Energy Formulas in SR: Explained

[PWiz]

This is actually the reason I dislike the term "covariant vector" (and "contravariant vector"). The vectors themselves are either tangent vectors, which may be defined as directional derivatives or equivalence classes of curves, or covectors. Tangent vectors have a coordinate basis which transforms covariantly with components transforming contravariantly and covectors have contravariant coordinate bases and covariant components. The vectors themselves are not dependent on the choice of coordinate system and are either tangent vectors or covectors.
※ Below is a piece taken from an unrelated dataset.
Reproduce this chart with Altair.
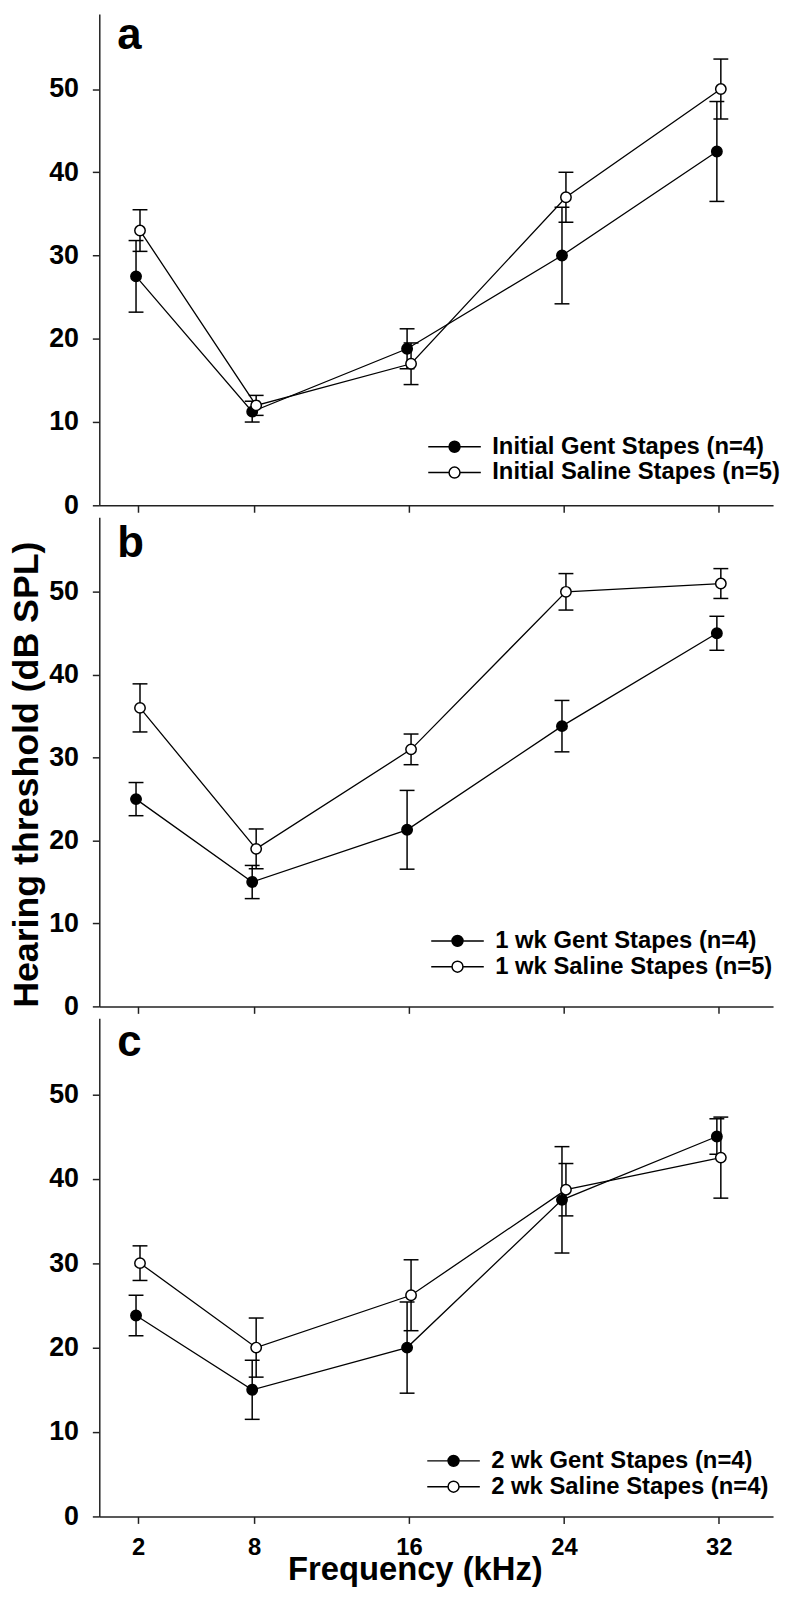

Well "covariant" and "contravariant" are old terms - they tend to mix up the expression of new vectors in terms of the old basis vectors and the expression of the same vector in terms of the new basis. I think we can agree that one-forms and vectors sound "nicer".

 

[Orodruin]

I actually prefer tangent vectors and co(tangent)vectors. The reason is that "one form" brings my mind to think of n-forms and not arbitrary tensors.

 

[ChrisVer]

The reason is that "one form" brings my mind to think of n-forms and not arbitrary tensors.

Is there a difference between n-forms and tensors?

 

[stevendaryl]

AFAIK, there is no way to actually "prove" why upper indices were chosen to be contravariant - it just seems like an arbitrary decision to me. All that really matters in the end is that the summation is correctly carried out when two identical upper and lower indices are seen in an expression, and that one-forms and vectors are clearly distinguishable and recognizable when seen together (to prevent tensor algebra from going topsy-turvy).

Well, in the Einstein convention, it's pretty hard to go wrong, because you always match a raised index with a lowered index. The only additional bits that need to be remembered is that whatever your convention for variables such as x^\alpha, derivatives count as the opposite: \partial_\alpha.

 

[stevendaryl]

Is there a difference between n-forms and tensors?

The way I understand it, an n-form is a special case of a tensor, namely a tensor whose components have all lowered indices.

 

[ChrisVer]

I should have written an (0 n)-tensor or (n 0)-tensor (I don't remember right now where the contra/co-variant rank goes in this notation)

 

[Orodruin]

An $n$-form is (equivalent to) a totally anti-symmetric $(0,n)$ tensor. A typical example of a $(0,2)$ tensor which is not a 2-form is the metric.

 

[PWiz]

Isn't an n-form a $\binom {0}{n}$ type tensor - a function of $n$ vectors into the real numbers which is linear in each of its $n$ arguments?

 

[ChrisVer]

So it takes the antisymmetry of the (0 n)-tensor...
The thing is that I have only encountered 0 or 1 forms,and this didn't let me see any distinction.

 

[Orodruin]

Of course, for 1-forms, there is nothing to be anti-symmetric with so they are equivalent to covectors.

 

[ChrisVer]

As for the ict...
One useful application of that in SR is when you want to look at the rotations and boosts that are there for the Lorentz Group SO(3,1) instead of pure rotations that would be for the SO(4). In fact it would change the trigonometric functions (rotations) to hyperbolic ones (boosts). It is useful because I think it doesn't intercept with the problems of GR set by Stevendaryl .
And generally then for Wick rotations (but that's another thing).

 

[PWiz]

Well, in the Einstein convention, it's pretty hard to go wrong, because you always match a raised index with a lowered index. The only additional bits that need to be remembered is that whatever your convention for variables such as x^\alpha, derivatives count as the opposite: \partial_\alpha.

It can sometimes be difficult to remember which indices go up and which go down. Take the tensor transformation law for example:
$$S^{μ'}\ _{ν\ 'ρ'}= \frac{∂x^{μ'}}{∂x^{μ}} \frac{∂x^{ν}}{∂x^{ν \ '}} \frac{∂x^{ρ}}{∂x^{ρ'}} S^{μ}\ _{νρ}$$
I'm trying to memorize this (and it's a little tricky) right now. If I were to mix up the order of even one index, everything would go for a toss.

 

[Orodruin]

It can sometimes be difficult to remember which indices go up and which go down. Take the tensor transformation law for example:
$$S^{μ'}\ _{ν\ 'ρ'}= \frac{∂x^{μ'}}{∂x^{μ}} \frac{∂x^{ν}}{∂x^{ν \ '}} \frac{∂x^{ρ}}{∂x^{ρ'}} S^{μ}\ _{νρ}$$
I'm trying to memorize this (and it's a little tricky) right now. If I were to mix up the order of even one index, everything would go for a toss.

There is really only one way of doing it and the rules to follow are very simple. Free upper indices need to be up on both sides and vice versa. Repeated (summation) indices need to appear one up and one down (partial derivatives count as down in terms of the coordinate they are derivatives with respect to).